Quanto fin qui detto, con cui si intende rispondere alla terza delle domande poste, vale per ciò che concerne il regime di ripartizione delle spese finchè perdura la situazione in cui attualmente ci si trova.
Ritornando, adesso, alla seconda delle domande che vengono formulate, si è detto nella parte iniziale di questa consulenza che, in virtù del principio dell’autonomia contrattuale, il nostro ordinamento non consente, salvo i casi imposti dalla legge, di imporre ad un soggetto di vendere un bene di cui è comproprietario, in via esclusiva o pro quota, né di venderlo ad un prezzo determinato (valore di mercato).

Di contro, sempre il nostro ordinamento giuridico stabilisce un altro principio di carattere generale, ossia quello secondo cui ciascun erede ha il diritto di chiedere in qualunque momento la divisione della cosa comune.
Si tratta di un diritto definito di natura potestativa, ossia all’esercizio del quale gli altri coeredi non possono che soggiacere, ed imprescrittibile.
Ciò che si suggerisce, dunque, per raggiungere l’effetto desiderato, è di manifestare alla sorella la propria volontà di procedere a scioglimento della comunione ereditaria, chiedendo l’attribuzione in via esclusiva dell’immobile ed il soddisfacimento delle ragioni della sorella con un conguaglio in denaro.
A tal fine si potrà fare applicazione di quanto disposto dall’art. 720 del c.c., nella parte in cui è detto che “se nell’eredità vi sono immobili non comodamente divisibili….essi devono preferibilmente essere compresi per intero, con addebito dell’eccedenza, nella porzione di uno dei coeredi aventi diritto alla quota maggiore…”.

Considerato che, con molta probabilità, una tale richiesta non sarà bonariamente accolta dall’altra sorella coerede o, quantomeno, non si raggiungerà tra i coeredi un accordo circa la misura del conguaglio in denaro, non si potrà fare a meno di fare ricorso ad un divisione giudiziale.
In questo caso, la proposta di fare applicazione dell’art. 720 c.c. (con attribuzione dell’intero immobile alla porzione del coerede che ha diritto alla quota maggiore) dovrà avanzarsi al giudice che si occuperà della divisione, il quale, per ciò che concerne la stima del bene (e, dunque, la determinazione del conguaglio in denaro da versare all’altra sorella) non potrà non fare applicazione di quanto disposto dall’art. 726 del c.c., ossia attenersi a quello che è il valore venale dei singoli oggetti.
Va al riguardo precisato che la stima dei beni, cioè la riduzione del valore di un bene in danaro, deve essere riferita al tempo della divisione ( cfr.

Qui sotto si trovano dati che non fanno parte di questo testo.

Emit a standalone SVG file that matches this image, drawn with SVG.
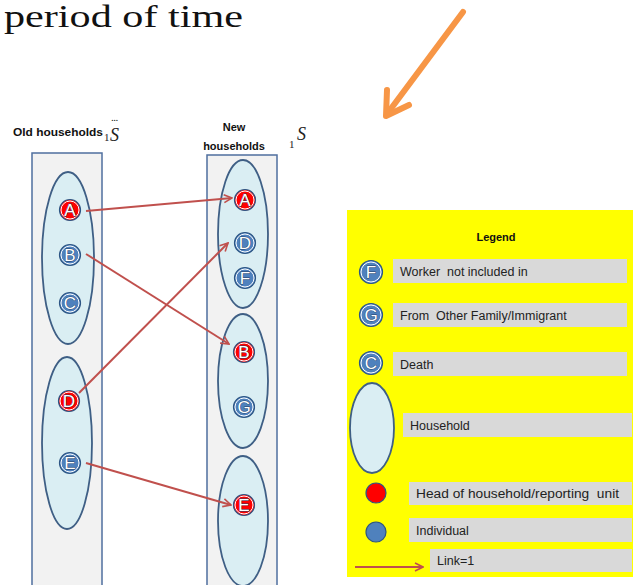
<svg xmlns="http://www.w3.org/2000/svg" width="633" height="585" viewBox="0 0 633 585">
  <defs>
    <style>
      .title { font-family: "Liberation Serif", "DejaVu Serif", serif; font-size: 31px; fill: #111; }
      .head { font-family: "Liberation Sans", Arial, sans-serif; font-size: 11px; font-weight: bold; fill: #111; }
      .math { font-family: "Liberation Serif", serif; font-style: italic; font-size: 18px; fill: #222; }
      .sub { font-family: "Liberation Serif", serif; font-size: 11px; fill: #222; }
      .col { fill: #f2f2f2; stroke: #4f6f9f; stroke-width: 1.5; }
      .hh { fill: #daeef3; stroke: #3f5f85; stroke-width: 1.8; }
      .ind { fill: #4f81bd; stroke: #2c5584; stroke-width: 1.2; }
      .headc { fill: #ff0000; stroke: #2c5584; stroke-width: 1.2; }
      .ring { fill: none; stroke: #ffffff; stroke-width: 1; }
      .lt { font-family: "Liberation Sans", Arial, sans-serif; font-size: 17px; fill: #ffffff; stroke: #1f3f66; stroke-width: 0.8; paint-order: stroke; text-anchor: middle; }
      .link { stroke: #c0504d; stroke-width: 2; fill: none; marker-end: url(#ah); }
      .bar { fill: #d9d9d9; }
      .lg { font-family: "Liberation Sans", Arial, sans-serif; font-size: 12.5px; fill: #222; }
    </style>
    <marker id="ah" viewBox="0 0 10 10" refX="9" refY="5" markerWidth="5" markerHeight="5" orient="auto" markerUnits="strokeWidth">
      <path d="M1,1 L9,5 L1,9" fill="none" stroke="#c0504d" stroke-width="1.6"/>
    </marker>
  </defs>

  <rect width="633" height="585" fill="#ffffff"/>

  <!-- heading -->
  <text class="title" x="4" y="27" textLength="239" lengthAdjust="spacingAndGlyphs">period of time</text>

  <!-- orange pointer arrow -->
  <g id="pointer" stroke="#f79646" stroke-width="6" stroke-linecap="round" stroke-linejoin="round" fill="none">
    <line x1="463" y1="12" x2="387" y2="114"/>
    <polyline points="387,90 386,116 409,105"/>
  </g>

  <!-- column headers -->
  <g id="old-header">
    <text class="head" x="13" y="136" textLength="90" lengthAdjust="spacingAndGlyphs">Old households</text>
    <text class="sub" x="104" y="141">1</text>
    <text class="math" x="110" y="141">S</text>
    <text class="sub" x="111" y="121" font-size="9" letter-spacing="-0.5">...</text>
  </g>
  <g id="new-header">
    <text class="head" x="234" y="131" text-anchor="middle">New</text>
    <text class="head" x="234" y="150" text-anchor="middle">households</text>
    <text class="sub" x="289" y="148">1</text>
    <text class="math" x="297" y="140">S</text>
  </g>

  <!-- columns -->
  <g id="old-column">
    <rect class="col" x="32" y="153" width="70" height="440"/>
  </g>
  <g id="new-column">
    <rect class="col" x="207" y="155" width="70" height="440"/>
  </g>

  <!-- old households -->
  <g id="old-hh1">
    <ellipse class="hh" cx="68" cy="258" rx="26" ry="86"/>
  </g>
  <g id="old-hh2">
    <ellipse class="hh" cx="67" cy="443" rx="25" ry="86"/>
  </g>

  <!-- new households -->
  <g id="new-hh1">
    <ellipse class="hh" cx="243" cy="234" rx="25" ry="74"/>
  </g>
  <g id="new-hh2">
    <ellipse class="hh" cx="243" cy="381" rx="25" ry="67"/>
  </g>
  <g id="new-hh3">
    <ellipse class="hh" cx="243" cy="521" rx="25" ry="65"/>
  </g>

  <!-- individuals, old side -->
  <g id="old-A"><circle class="headc" cx="70" cy="210" r="10.5"/><circle class="ring" cx="70" cy="210" r="9"/><text class="lt" x="70" y="216">A</text></g>
  <g id="old-B"><circle class="ind" cx="70" cy="255" r="10.5"/><circle class="ring" cx="70" cy="255" r="9"/><text class="lt" x="70" y="261">B</text></g>
  <g id="old-C"><circle class="ind" cx="70" cy="303" r="10.5"/><circle class="ring" cx="70" cy="303" r="9"/><text class="lt" x="70" y="309">C</text></g>
  <g id="old-D"><circle class="headc" cx="69" cy="401" r="10.5"/><circle class="ring" cx="69" cy="401" r="9"/><text class="lt" x="69" y="407">D</text></g>
  <g id="old-E"><circle class="ind" cx="70" cy="463" r="10.5"/><circle class="ring" cx="70" cy="463" r="9"/><text class="lt" x="70" y="469">E</text></g>

  <!-- individuals, new side -->
  <g id="new-A"><circle class="headc" cx="245" cy="200" r="10.5"/><circle class="ring" cx="245" cy="200" r="9"/><text class="lt" x="245" y="206">A</text></g>
  <g id="new-D"><circle class="ind" cx="245" cy="243" r="10.5"/><circle class="ring" cx="245" cy="243" r="9"/><text class="lt" x="245" y="249">D</text></g>
  <g id="new-F"><circle class="ind" cx="245" cy="278" r="10.5"/><circle class="ring" cx="245" cy="278" r="9"/><text class="lt" x="245" y="284">F</text></g>
  <g id="new-B"><circle class="headc" cx="244" cy="352" r="10.5"/><circle class="ring" cx="244" cy="352" r="9"/><text class="lt" x="244" y="358">B</text></g>
  <g id="new-G"><circle class="ind" cx="244" cy="407" r="10.5"/><circle class="ring" cx="244" cy="407" r="9"/><text class="lt" x="244" y="413">G</text></g>
  <g id="new-E"><circle class="headc" cx="244" cy="505" r="10.5"/><circle class="ring" cx="244" cy="505" r="9"/><text class="lt" x="244" y="511">E</text></g>

  <!-- links -->
  <g id="links">
    <line class="link" x1="86" y1="211" x2="232" y2="198"/>
    <line class="link" x1="86" y1="254" x2="229" y2="344"/>
    <line class="link" x1="79" y1="393" x2="228" y2="243"/>
    <line class="link" x1="86" y1="463" x2="231" y2="505"/>
  </g>

  <!-- legend -->
  <g id="legend">
    <rect x="347" y="210" width="286" height="367" fill="#ffff00"/>
    <text class="head" x="496" y="241" text-anchor="middle" font-size="12">Legend</text>

    <rect class="bar" x="393" y="259" width="234" height="24"/>
    <g id="legend-F"><circle class="ind" cx="371" cy="272" r="11.5"/><circle class="ring" cx="371" cy="272" r="10"/><text class="lt" x="371" y="278">F</text></g>
    <text class="lg" x="400" y="276" xml:space="preserve">Worker  not included in</text>

    <rect class="bar" x="393" y="303" width="234" height="24"/>
    <g id="legend-G"><circle class="ind" cx="371" cy="315" r="11.5"/><circle class="ring" cx="371" cy="315" r="10"/><text class="lt" x="371" y="321">G</text></g>
    <text class="lg" x="400" y="320" xml:space="preserve">From  Other Family/Immigrant</text>

    <rect class="bar" x="393" y="352" width="234" height="24"/>
    <g id="legend-C"><circle class="ind" cx="371" cy="363" r="11.5"/><circle class="ring" cx="371" cy="363" r="10"/><text class="lt" x="371" y="369">C</text></g>
    <text class="lg" x="400" y="369">Death</text>

    <rect class="bar" x="403" y="413" width="229" height="24"/>
    <ellipse class="hh" cx="372" cy="428" rx="22" ry="45"/>
    <text class="lg" x="410" y="430">Household</text>

    <rect class="bar" x="409" y="482" width="223" height="23"/>
    <circle class="headc" cx="376" cy="493" r="10"/>
    <text class="lg" x="416" y="498" xml:space="preserve" textLength="203" lengthAdjust="spacingAndGlyphs">Head of household/reporting  unit</text>

    <rect class="bar" x="409" y="518" width="223" height="24"/>
    <circle class="ind" cx="376" cy="532" r="10"/>
    <text class="lg" x="416" y="535">Individual</text>

    <rect class="bar" x="430" y="549" width="202" height="23"/>
    <line class="link" x1="355" y1="567" x2="423" y2="567"/>
    <text class="lg" x="437" y="565">Link=1</text>
  </g>
</svg>
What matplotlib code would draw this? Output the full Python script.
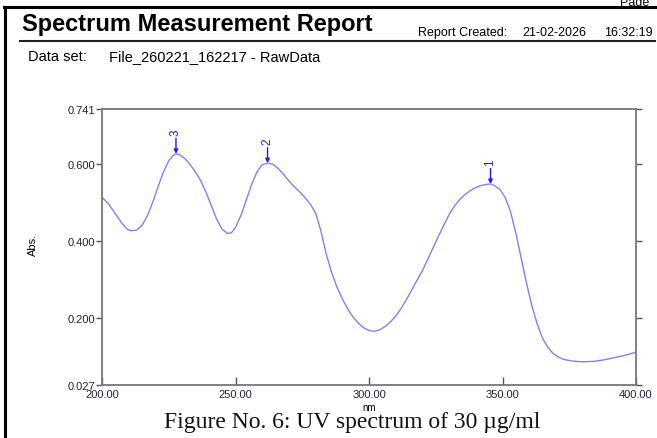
import matplotlib.pyplot as plt
from matplotlib.lines import Line2D

# wavelength (nm) and absorbance
nm = [200, 202.5, 205, 207.5, 209.5, 211, 213, 215, 217, 219,
      221, 223, 225, 226.5, 227.7, 229, 231, 233, 235, 237,
      239, 241, 243, 245, 247, 248.5, 250, 252, 254, 256,
      258, 260, 262, 264, 266, 268, 270, 272, 274, 276,
      278, 280, 282, 284, 286, 288, 290, 292, 294, 296,
      298, 300, 302, 304, 306, 308, 310, 312, 314, 316,
      318, 320, 322, 324, 326, 328, 330, 332, 334, 336,
      338, 340, 342, 344, 345.5, 347, 349, 351, 353, 355,
      357, 359, 361, 363, 365, 367, 369, 371, 373, 376,
      380, 384, 388, 392, 396, 400]
absorb = [0.513, 0.495, 0.470, 0.445, 0.430, 0.426, 0.428, 0.440, 0.465, 0.500,
          0.540, 0.578, 0.607, 0.620, 0.625, 0.623, 0.613, 0.597, 0.578, 0.555,
          0.525, 0.490, 0.455, 0.430, 0.419, 0.421, 0.435, 0.465, 0.505, 0.545,
          0.578, 0.597, 0.601, 0.598, 0.587, 0.572, 0.555, 0.540, 0.527, 0.512,
          0.495, 0.472, 0.425, 0.365, 0.318, 0.280, 0.250, 0.224, 0.203, 0.187,
          0.175, 0.168, 0.166, 0.170, 0.178, 0.190, 0.205, 0.225, 0.248, 0.273,
          0.298, 0.323, 0.352, 0.382, 0.412, 0.440, 0.468, 0.490, 0.507, 0.520,
          0.530, 0.538, 0.543, 0.546, 0.547, 0.543, 0.533, 0.512, 0.475, 0.420,
          0.355, 0.290, 0.232, 0.185, 0.148, 0.124, 0.108, 0.099, 0.093, 0.089,
          0.087, 0.088, 0.092, 0.098, 0.104, 0.112]

# picked peaks: label, wavelength, absorbance
peak_labels = ['1', '2', '3']
peak_nm = [345.5, 262, 227.7]
peak_abs = [0.547, 0.601, 0.625]

yticks = [0.027, 0.200, 0.400, 0.600, 0.741]
xticks = [200, 250, 300, 350, 400]

plt.rcParams['font.family'] = ['Liberation Sans', 'DejaVu Sans']

fig = plt.figure(figsize=(6.57, 4.39), dpi=100)
W, H = 657, 439

def fx(px):
    return px / W

def fy(py):
    return 1 - py / H

# page frame and header rule
fig.add_artist(Line2D([fx(4), fx(657)], [fy(8), fy(8)], color='black', lw=2.2))
fig.add_artist(Line2D([fx(5), fx(5)], [fy(8), fy(439)], color='black', lw=2.2))
fig.add_artist(Line2D([fx(20), fx(655)], [fy(42), fy(42)], color='#222222', lw=1.5))

fig.text(fx(22), fy(25), 'Spectrum Measurement Report', fontsize=17,
         fontweight='bold', va='center', ha='left')
fig.text(fx(418), fy(33), 'Report Created:', fontsize=9, va='center', ha='left')
fig.text(fx(522), fy(33), '21-02-2026', fontsize=9, va='center', ha='left')
fig.text(fx(604), fy(33), '16:32:19', fontsize=9, va='center', ha='left')
fig.text(fx(620), fy(3), 'Page', fontsize=9, va='center', ha='left')
fig.text(fx(28), fy(57), 'Data set:', fontsize=10.5, va='center', ha='left')
fig.text(fx(109), fy(57), 'File_260221_162217 - RawData', fontsize=10.5,
         va='center', ha='left')

ax = fig.add_axes([fx(102), fy(386), fx(636) - fx(102), fy(110) - fy(386)])
ax.plot(nm, absorb, color='#8080ff', lw=1.0)

for lab, px, py in zip(peak_labels, peak_nm, peak_abs):
    ax.annotate('', xy=(px, py), xytext=(px, py + 0.04),
                arrowprops=dict(arrowstyle='-|>', color='#1a1aff', lw=1.0,
                                mutation_scale=6, shrinkA=0, shrinkB=0))
    ax.text(px, py + 0.05, lab, rotation=90, color='#1a1aff', fontsize=8.5,
            ha='center', va='bottom')

ax.set_xlim(200, 400)
ax.set_ylim(0.027, 0.741)
ax.set_xticks(xticks)
ax.set_xticklabels(['%.2f' % t for t in xticks])
ax.set_yticks(yticks)
ax.set_yticklabels(['%.3f' % t for t in yticks])
ax.tick_params(axis='x', direction='in', length=6, width=1, color='#555555',
               labelsize=8, pad=3, labelcolor='#222244')
ax.tick_params(axis='y', direction='out', length=4, width=1, color='#555555',
               labelsize=8, pad=1, labelcolor='#222222', right=True)
for s in ax.spines.values():
    s.set_color('#777777')
    s.set_linewidth(1.3)

fig.text(fx(33), fy(245), 'Abs.', fontsize=8, rotation=90, ha='center', va='center')
fig.text(fx(369), fy(408), 'nm', fontsize=7, ha='center', va='center')

fig.text(fx(352), fy(423), 'Figure No. 6: UV spectrum of 30 \u00b5g/ml',
         family=['Liberation Serif', 'DejaVu Serif'], fontsize=17,
         ha='center', va='center', color='#111111')

fig.savefig('out.png', dpi=100)
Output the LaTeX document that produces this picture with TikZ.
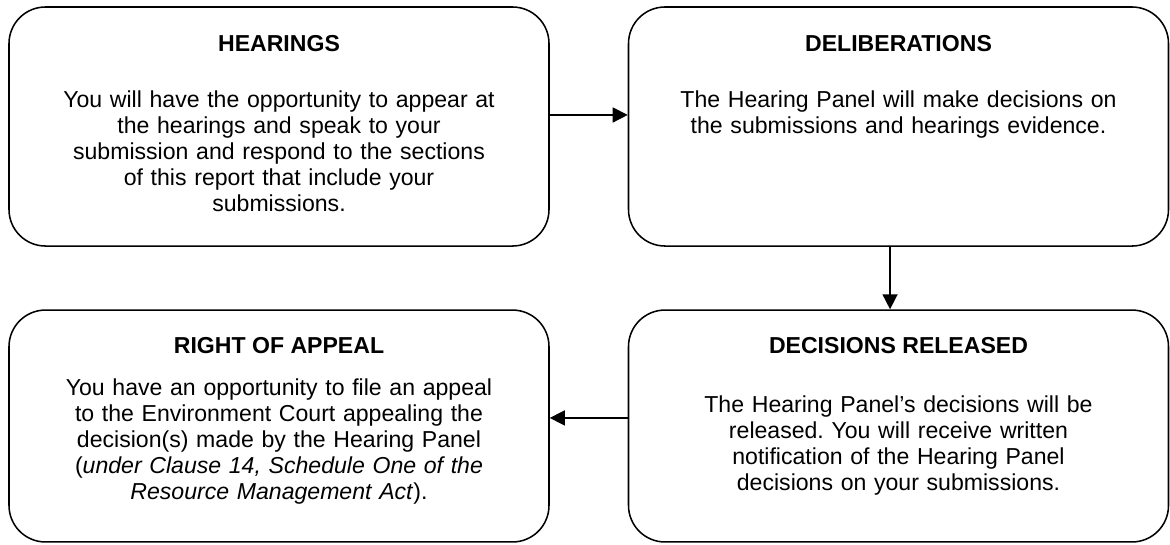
\documentclass[tikz,border=0pt]{standalone}
\usepackage{fontspec}
\setmainfont{Liberation Sans}
\frenchspacing
\usetikzlibrary{arrows.meta}
\tikzset{
    stagebox/.style={draw, line width=0.8pt, rounded corners=19pt, minimum width=280.8pt, inner sep=0pt},
    stagetitle/.style={anchor=base, font=\fontsize{12}{13.6}\selectfont\bfseries},
    stagetext/.style={anchor=base, text width=270pt, align=center, font=\fontsize{12}{13.6}\selectfont},
    flow/.style={-{Triangle[length=7.8pt,width=7.8pt]}, line width=0.8pt},
}
\begin{document}
\begin{tikzpicture}[x=0.52pt,y=-0.52pt]
        \useasboundingbox (0,0) rectangle (1170,544);
        %draw the four stage boxes
        \node[stagebox, minimum height=124.3pt] (hearings) at (279,126.5) {};
        \node[stagebox, minimum height=124.3pt] (deliberations) at (898.5,126.5) {};
        \node[stagebox, minimum height=120.6pt] (appeal) at (279,426) {};
        \node[stagebox, minimum height=120.6pt] (released) at (898.5,426) {};
        %label the stages
        \node[stagetitle] (hearingstitle) at (279,51) {HEARINGS};
        \node[stagetitle] (deliberationstitle) at (898.5,51) {DELIBERATIONS};
        \node[stagetitle] (appealtitle) at (279,353) {RIGHT OF APPEAL};
        \node[stagetitle] (releasedtitle) at (898.5,353) {DECISIONS RELEASED};
        %text of each stage
        \node[stagetext] (hearingstext) at (279,107) {You will have the opportunity to appear at\\
            the hearings and speak to your\\
            submission and respond to the sections\\
            of this report that include your\\
            submissions.};
        \node[stagetext] (deliberationstext) at (898.5,107) {The Hearing Panel will make decisions on\\
            the submissions and hearings evidence.};
        \node[stagetext] (appealtext) at (279,395) {You have an opportunity to file an appeal\\
            to the Environment Court appealing the\\
            decision(s) made by the Hearing Panel\\
            (\textit{under Clause 14, Schedule One of the}\\
            \textit{Resource Management Act}).};
        \node[stagetext] (releasedtext) at (898.5,412) {The Hearing Panel’s decisions will be\\
            released. You will receive written\\
            notification of the Hearing Panel\\
            decisions on your submissions.};
        %draw arrows between the stages
        \draw[flow] ([yshift=6pt]hearings.east) -- ([yshift=6pt]deliberations.west);
        \draw[flow] ([xshift=-4.4pt]deliberations.south) -- ([xshift=-4.4pt]released.north);
        \draw[flow] ([yshift=4.2pt]released.west) -- ([yshift=4.2pt]appeal.east);
    \end{tikzpicture}
\end{document}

Cass. civ. 27.11.1982 n. 6469) e non a quello dell'apertura della successione e che il termine "valore venale" richiama inequivocabilmente il valore di mercato dei beni stessi con riferimento alla loro natura, ubicazione e consistenza.
Per tale stima l’autorità giudiziaria sarà indispensabile fare ricorso all’ausilio di un CTU (consulente tecnico di ufficio), il quale a sua volta dovrà necessariamente attenersi a criteri obiettivi e non soggettivi, come pretenderebbe di imporre la sorella.

Ovviamente tutte le operazioni sopra suggerite potranno essere condotte da un legale di propria fiducia, a cui dovrà sostanzialmente conferirsi mandato per procedere allo scioglimento della comunione ereditaria (si raccomanda vivamente di pretendere un preventivo scritto e ben dettagliato per tutte le attività da svolgere; meglio, se possibile, chiederne più di uno, rivolgendosi a diversi professionisti).
Qualora le parti dovessero accordarsi in via bonaria, senza ricorso all’autorità giudiziaria, il loro accordo dovrà essere formalizzato innanzi ad un notaio, comportando il trasferimento di un diritto reale, per la cui pubblicità (trascrizione nei Registri immobiliari e volture catastali) è richiesto il rispetto della forma dell’atto pubblico o della scrittura privata con sottoscrizione autenticata ex c.c.art. 2643 del c.c..
Dinanzi al notaio, ovviamente, dovranno comparire le parti personalmente, salvo il conferimento di una procura speciale a qualunque altra persona di propria fiducia (non necessariamente un legale).